QXL (or Tradus, as it now calls itself) is about to be sold to South African media group Naspers for about £800m, according to the Times. It’s a bit of a come-down from its valuation during the dotcom boom (when it was worth about £2bn) but it would still represent a pretty impressive return for the British company. For one thing, it’s about 30-odd times their expected profits – that’s the kind of deal people were doing at the height of the dotcom era.
QXL was launched in 1997 when eBay was still largely a US operation. However, when it turned its sights on the UK, its rivals were quickly left eating dust. QXL quickly realised that there was no way it was going to challenge its rival’s dominance of the UK market, so it very sensibly switched its attentions to Eastern Europe instead.
Now it makes most of its money in Poland, where it recently resolved a dispute with its local management team. It also has operations in Romania, Hungary and the Czech Republic, and recently dipped a toe into Russia by buying a stake in Molotok. It admitted in November that it was in talks with a potential buyer, though nobody seems to have expected Naspers to be the interested party.

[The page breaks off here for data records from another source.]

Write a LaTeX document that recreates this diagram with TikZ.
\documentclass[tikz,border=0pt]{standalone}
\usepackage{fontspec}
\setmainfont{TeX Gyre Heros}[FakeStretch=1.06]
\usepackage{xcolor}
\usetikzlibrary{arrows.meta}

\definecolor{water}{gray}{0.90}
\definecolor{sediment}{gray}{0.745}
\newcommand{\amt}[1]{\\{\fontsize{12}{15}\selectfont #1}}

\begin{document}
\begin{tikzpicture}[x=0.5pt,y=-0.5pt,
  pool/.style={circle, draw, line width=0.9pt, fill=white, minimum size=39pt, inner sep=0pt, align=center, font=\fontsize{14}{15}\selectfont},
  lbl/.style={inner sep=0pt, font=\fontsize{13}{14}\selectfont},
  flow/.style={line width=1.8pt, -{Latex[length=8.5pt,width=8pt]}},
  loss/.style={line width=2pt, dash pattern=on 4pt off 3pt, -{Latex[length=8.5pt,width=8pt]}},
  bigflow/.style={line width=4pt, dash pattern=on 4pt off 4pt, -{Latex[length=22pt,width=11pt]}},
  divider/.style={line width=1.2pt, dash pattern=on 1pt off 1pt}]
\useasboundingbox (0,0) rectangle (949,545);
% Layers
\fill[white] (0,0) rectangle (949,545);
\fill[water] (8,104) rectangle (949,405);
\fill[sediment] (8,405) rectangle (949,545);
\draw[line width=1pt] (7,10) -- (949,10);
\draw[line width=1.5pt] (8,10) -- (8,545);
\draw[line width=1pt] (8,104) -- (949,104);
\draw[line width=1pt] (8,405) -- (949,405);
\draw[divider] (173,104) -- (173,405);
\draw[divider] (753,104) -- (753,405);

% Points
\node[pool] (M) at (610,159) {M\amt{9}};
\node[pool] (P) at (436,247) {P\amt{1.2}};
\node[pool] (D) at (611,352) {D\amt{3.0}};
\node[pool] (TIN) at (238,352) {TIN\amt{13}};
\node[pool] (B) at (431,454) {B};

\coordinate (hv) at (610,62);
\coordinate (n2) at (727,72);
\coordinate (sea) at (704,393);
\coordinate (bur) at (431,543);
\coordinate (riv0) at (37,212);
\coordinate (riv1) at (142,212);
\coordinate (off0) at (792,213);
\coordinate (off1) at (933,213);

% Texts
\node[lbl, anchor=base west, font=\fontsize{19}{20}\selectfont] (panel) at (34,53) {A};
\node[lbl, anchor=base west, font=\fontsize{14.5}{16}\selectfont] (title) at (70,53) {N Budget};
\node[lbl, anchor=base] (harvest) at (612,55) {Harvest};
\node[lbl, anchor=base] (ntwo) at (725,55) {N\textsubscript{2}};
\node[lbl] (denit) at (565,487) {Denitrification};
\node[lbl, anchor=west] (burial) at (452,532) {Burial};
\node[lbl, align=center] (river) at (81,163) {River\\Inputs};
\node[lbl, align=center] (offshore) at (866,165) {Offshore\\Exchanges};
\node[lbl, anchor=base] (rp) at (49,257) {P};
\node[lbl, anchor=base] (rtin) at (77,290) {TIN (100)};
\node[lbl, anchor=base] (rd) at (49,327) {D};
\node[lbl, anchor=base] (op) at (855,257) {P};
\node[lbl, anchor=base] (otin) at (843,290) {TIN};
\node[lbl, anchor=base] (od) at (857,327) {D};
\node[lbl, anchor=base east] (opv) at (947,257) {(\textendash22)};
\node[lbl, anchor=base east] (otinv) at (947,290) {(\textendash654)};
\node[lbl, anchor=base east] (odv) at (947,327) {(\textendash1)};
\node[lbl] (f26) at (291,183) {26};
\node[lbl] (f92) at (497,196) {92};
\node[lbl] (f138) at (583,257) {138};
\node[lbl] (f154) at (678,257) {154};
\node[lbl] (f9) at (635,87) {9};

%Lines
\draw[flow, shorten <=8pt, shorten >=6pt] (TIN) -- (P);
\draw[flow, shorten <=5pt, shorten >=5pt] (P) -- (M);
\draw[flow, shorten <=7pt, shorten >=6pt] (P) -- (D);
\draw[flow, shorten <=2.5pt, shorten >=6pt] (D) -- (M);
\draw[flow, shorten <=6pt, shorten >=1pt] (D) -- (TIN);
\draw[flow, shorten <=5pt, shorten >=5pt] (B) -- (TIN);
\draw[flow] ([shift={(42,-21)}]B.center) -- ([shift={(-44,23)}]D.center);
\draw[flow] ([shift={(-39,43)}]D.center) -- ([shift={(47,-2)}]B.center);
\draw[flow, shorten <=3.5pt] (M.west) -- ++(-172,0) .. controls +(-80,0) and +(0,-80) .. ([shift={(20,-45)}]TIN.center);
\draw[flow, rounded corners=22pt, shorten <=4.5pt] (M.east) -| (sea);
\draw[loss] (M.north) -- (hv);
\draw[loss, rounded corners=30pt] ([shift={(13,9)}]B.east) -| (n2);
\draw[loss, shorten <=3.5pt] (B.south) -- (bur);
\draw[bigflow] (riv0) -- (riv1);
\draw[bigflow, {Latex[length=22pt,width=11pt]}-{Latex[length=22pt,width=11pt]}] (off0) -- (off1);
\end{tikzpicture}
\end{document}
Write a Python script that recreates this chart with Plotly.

Just to prove that business journalists are not all work-shy reprobates, QXL was founded by former FT hack Tim Jackson, although he handed over the day-to-day running to Jim Rose in 2005 when the business got too big for him.
When MT spoke the straight-talking Rose, back in the heady dotcom days of 2000, he told us: ‘Putting up the web site is the easy bit - going for scale is far tougher. Men, not boys, make that happen.’ And Rose certainly wasn’t lacking in ambition: ‘We are now thinking carefully about where we want to be in four years' time - the leading European blue-chip internet company.'
Seven years on, QXL may not have achieved that lofty ambition – and Rose has also since left, to be replaced by Christian Unger. But with several hundred million quid soon to be heading their way, its board probably isn’t too worried...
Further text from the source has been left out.